▶ **Recorded information**
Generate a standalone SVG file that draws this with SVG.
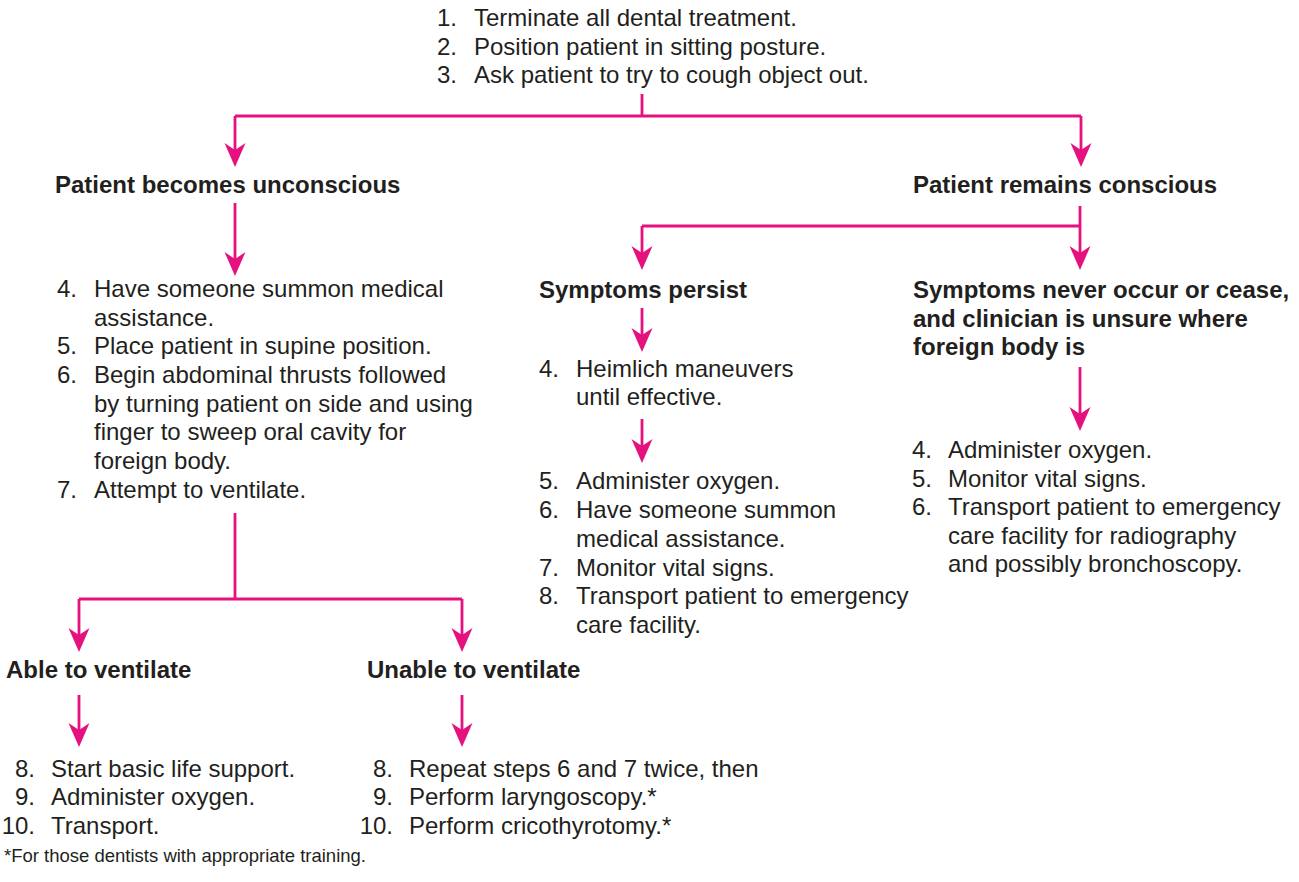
<svg xmlns="http://www.w3.org/2000/svg" width="1299" height="882" viewBox="0 0 1299 882">
<style>
text{font-family:"Liberation Sans",Arial,Helvetica,sans-serif;font-size:24px;fill:#231f20}
.b{font-weight:bold}
.n{text-anchor:end}
.fn{font-size:18.5px}
.c{fill:none;stroke:#e4117f;stroke-width:2.8}
</style>
<defs>
<marker id="ah" markerUnits="userSpaceOnUse" markerWidth="24" markerHeight="22" viewBox="0 -11 24 22" refX="9" refY="0" orient="auto">
<path d="M24 0 L0 -10.5 L7 0 L0 10.5 Z" fill="#e4117f"/>
</marker>
</defs>
<rect width="1299" height="882" fill="#fff"/>
<g id="connectors">
<path class="c" d="M642 94 V116 M235 116 H1081"/>
<path class="c" d="M235 116 V152" marker-end="url(#ah)"/>
<path class="c" d="M1081 116 V152" marker-end="url(#ah)"/>
<path class="c" d="M235 203 V261" marker-end="url(#ah)"/>
<path class="c" d="M1080 206 V255" marker-end="url(#ah)"/>
<path class="c" d="M642 226 H1080"/>
<path class="c" d="M642 226 V255" marker-end="url(#ah)"/>
<path class="c" d="M642 308 V337" marker-end="url(#ah)"/>
<path class="c" d="M642 419 V448" marker-end="url(#ah)"/>
<path class="c" d="M1080 367 V416" marker-end="url(#ah)"/>
<path class="c" d="M235 513 V599 M79 599 H462"/>
<path class="c" d="M79 599 V637" marker-end="url(#ah)"/>
<path class="c" d="M462 599 V637" marker-end="url(#ah)"/>
<path class="c" d="M79 695 V732" marker-end="url(#ah)"/>
<path class="c" d="M462 695 V732" marker-end="url(#ah)"/>
</g>
<g id="start">
<text class="n" x="457" y="26">1.</text><text x="474" y="26">Terminate all dental treatment.</text>
<text class="n" x="457" y="54.5">2.</text><text x="474" y="54.5">Position patient in sitting posture.</text>
<text class="n" x="457" y="83">3.</text><text x="474" y="83">Ask patient to try to cough object out.</text>
</g>
<g id="unconscious"><text class="b" x="55" y="193">Patient becomes unconscious</text></g>
<g id="conscious"><text class="b" x="913" y="193">Patient remains conscious</text></g>
<g id="unconscious-steps">
<text class="n" x="77" y="297">4.</text><text x="94" y="297">Have someone summon medical</text>
<text x="94" y="325.5">assistance.</text>
<text class="n" x="77" y="354">5.</text><text x="94" y="354">Place patient in supine position.</text>
<text class="n" x="77" y="383">6.</text><text x="94" y="383">Begin abdominal thrusts followed</text>
<text x="94" y="411.5">by turning patient on side and using</text>
<text x="94" y="440">finger to sweep oral cavity for</text>
<text x="94" y="469">foreign body.</text>
<text class="n" x="77" y="498">7.</text><text x="94" y="498">Attempt to ventilate.</text>
</g>
<g id="persist"><text class="b" x="539" y="298">Symptoms persist</text></g>
<g id="heimlich">
<text class="n" x="559" y="377">4.</text><text x="576" y="377">Heimlich maneuvers</text>
<text x="576" y="405">until effective.</text>
</g>
<g id="persist-steps">
<text class="n" x="559" y="489">5.</text><text x="576" y="489">Administer oxygen.</text>
<text class="n" x="559" y="518">6.</text><text x="576" y="518">Have someone summon</text>
<text x="576" y="546.5">medical assistance.</text>
<text class="n" x="559" y="575.5">7.</text><text x="576" y="575.5">Monitor vital signs.</text>
<text class="n" x="559" y="604">8.</text><text x="576" y="604">Transport patient to emergency</text>
<text x="576" y="633">care facility.</text>
</g>
<g id="cease">
<text class="b" x="913" y="298">Symptoms never occur or cease,</text>
<text class="b" x="913" y="327">and clinician is unsure where</text>
<text class="b" x="913" y="355">foreign body is</text>
</g>
<g id="cease-steps">
<text class="n" x="932" y="458">4.</text><text x="948" y="458">Administer oxygen.</text>
<text class="n" x="932" y="487">5.</text><text x="948" y="487">Monitor vital signs.</text>
<text class="n" x="932" y="515">6.</text><text x="948" y="515">Transport patient to emergency</text>
<text x="948" y="544">care facility for radiography</text>
<text x="948" y="572">and possibly bronchoscopy.</text>
</g>
<g id="able"><text class="b" x="6" y="678">Able to ventilate</text></g>
<g id="unable"><text class="b" x="367" y="678">Unable to ventilate</text></g>
<g id="able-steps">
<text class="n" x="35" y="777">8.</text><text x="51" y="777">Start basic life support.</text>
<text class="n" x="35" y="805">9.</text><text x="51" y="805">Administer oxygen.</text>
<text class="n" x="35" y="834">10.</text><text x="51" y="834">Transport.</text>
</g>
<g id="unable-steps">
<text class="n" x="393" y="777">8.</text><text x="409" y="777">Repeat steps 6 and 7 twice, then</text>
<text class="n" x="393" y="805">9.</text><text x="409" y="805">Perform laryngoscopy.*</text>
<text class="n" x="393" y="834">10.</text><text x="409" y="834">Perform cricothyrotomy.*</text>
</g>
<g id="footnote"><text class="fn" x="4" y="862">*For those dentists with appropriate training.</text></g>
</svg>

▶ **Your task**
Reproduce the whole listing word for word, setting aside any pictures.

▶ **Task response**
Generate a standalone SVG file that draws this with SVG.
<svg xmlns="http://www.w3.org/2000/svg" width="1299" height="882" viewBox="0 0 1299 882">
<style>
text{font-family:"Liberation Sans",Arial,Helvetica,sans-serif;font-size:24px;fill:#231f20}
.b{font-weight:bold}
.n{text-anchor:end}
.fn{font-size:18.5px}
.c{fill:none;stroke:#e4117f;stroke-width:2.8}
</style>
<defs>
<marker id="ah" markerUnits="userSpaceOnUse" markerWidth="24" markerHeight="22" viewBox="0 -11 24 22" refX="9" refY="0" orient="auto">
<path d="M24 0 L0 -10.5 L7 0 L0 10.5 Z" fill="#e4117f"/>
</marker>
</defs>
<rect width="1299" height="882" fill="#fff"/>
<g id="connectors">
<path class="c" d="M642 94 V116 M235 116 H1081"/>
<path class="c" d="M235 116 V152" marker-end="url(#ah)"/>
<path class="c" d="M1081 116 V152" marker-end="url(#ah)"/>
<path class="c" d="M235 203 V261" marker-end="url(#ah)"/>
<path class="c" d="M1080 206 V255" marker-end="url(#ah)"/>
<path class="c" d="M642 226 H1080"/>
<path class="c" d="M642 226 V255" marker-end="url(#ah)"/>
<path class="c" d="M642 308 V337" marker-end="url(#ah)"/>
<path class="c" d="M642 419 V448" marker-end="url(#ah)"/>
<path class="c" d="M1080 367 V416" marker-end="url(#ah)"/>
<path class="c" d="M235 513 V599 M79 599 H462"/>
<path class="c" d="M79 599 V637" marker-end="url(#ah)"/>
<path class="c" d="M462 599 V637" marker-end="url(#ah)"/>
<path class="c" d="M79 695 V732" marker-end="url(#ah)"/>
<path class="c" d="M462 695 V732" marker-end="url(#ah)"/>
</g>
<g id="start">
<text class="n" x="457" y="26">1.</text><text x="474" y="26">Terminate all dental treatment.</text>
<text class="n" x="457" y="54.5">2.</text><text x="474" y="54.5">Position patient in sitting posture.</text>
<text class="n" x="457" y="83">3.</text><text x="474" y="83">Ask patient to try to cough object out.</text>
</g>
<g id="unconscious"><text class="b" x="55" y="193">Patient becomes unconscious</text></g>
<g id="conscious"><text class="b" x="913" y="193">Patient remains conscious</text></g>
<g id="unconscious-steps">
<text class="n" x="77" y="297">4.</text><text x="94" y="297">Have someone summon medical</text>
<text x="94" y="325.5">assistance.</text>
<text class="n" x="77" y="354">5.</text><text x="94" y="354">Place patient in supine position.</text>
<text class="n" x="77" y="383">6.</text><text x="94" y="383">Begin abdominal thrusts followed</text>
<text x="94" y="411.5">by turning patient on side and using</text>
<text x="94" y="440">finger to sweep oral cavity for</text>
<text x="94" y="469">foreign body.</text>
<text class="n" x="77" y="498">7.</text><text x="94" y="498">Attempt to ventilate.</text>
</g>
<g id="persist"><text class="b" x="539" y="298">Symptoms persist</text></g>
<g id="heimlich">
<text class="n" x="559" y="377">4.</text><text x="576" y="377">Heimlich maneuvers</text>
<text x="576" y="405">until effective.</text>
</g>
<g id="persist-steps">
<text class="n" x="559" y="489">5.</text><text x="576" y="489">Administer oxygen.</text>
<text class="n" x="559" y="518">6.</text><text x="576" y="518">Have someone summon</text>
<text x="576" y="546.5">medical assistance.</text>
<text class="n" x="559" y="575.5">7.</text><text x="576" y="575.5">Monitor vital signs.</text>
<text class="n" x="559" y="604">8.</text><text x="576" y="604">Transport patient to emergency</text>
<text x="576" y="633">care facility.</text>
</g>
<g id="cease">
<text class="b" x="913" y="298">Symptoms never occur or cease,</text>
<text class="b" x="913" y="327">and clinician is unsure where</text>
<text class="b" x="913" y="355">foreign body is</text>
</g>
<g id="cease-steps">
<text class="n" x="932" y="458">4.</text><text x="948" y="458">Administer oxygen.</text>
<text class="n" x="932" y="487">5.</text><text x="948" y="487">Monitor vital signs.</text>
<text class="n" x="932" y="515">6.</text><text x="948" y="515">Transport patient to emergency</text>
<text x="948" y="544">care facility for radiography</text>
<text x="948" y="572">and possibly bronchoscopy.</text>
</g>
<g id="able"><text class="b" x="6" y="678">Able to ventilate</text></g>
<g id="unable"><text class="b" x="367" y="678">Unable to ventilate</text></g>
<g id="able-steps">
<text class="n" x="35" y="777">8.</text><text x="51" y="777">Start basic life support.</text>
<text class="n" x="35" y="805">9.</text><text x="51" y="805">Administer oxygen.</text>
<text class="n" x="35" y="834">10.</text><text x="51" y="834">Transport.</text>
</g>
<g id="unable-steps">
<text class="n" x="393" y="777">8.</text><text x="409" y="777">Repeat steps 6 and 7 twice, then</text>
<text class="n" x="393" y="805">9.</text><text x="409" y="805">Perform laryngoscopy.*</text>
<text class="n" x="393" y="834">10.</text><text x="409" y="834">Perform cricothyrotomy.*</text>
</g>
<g id="footnote"><text class="fn" x="4" y="862">*For those dentists with appropriate training.</text></g>
</svg>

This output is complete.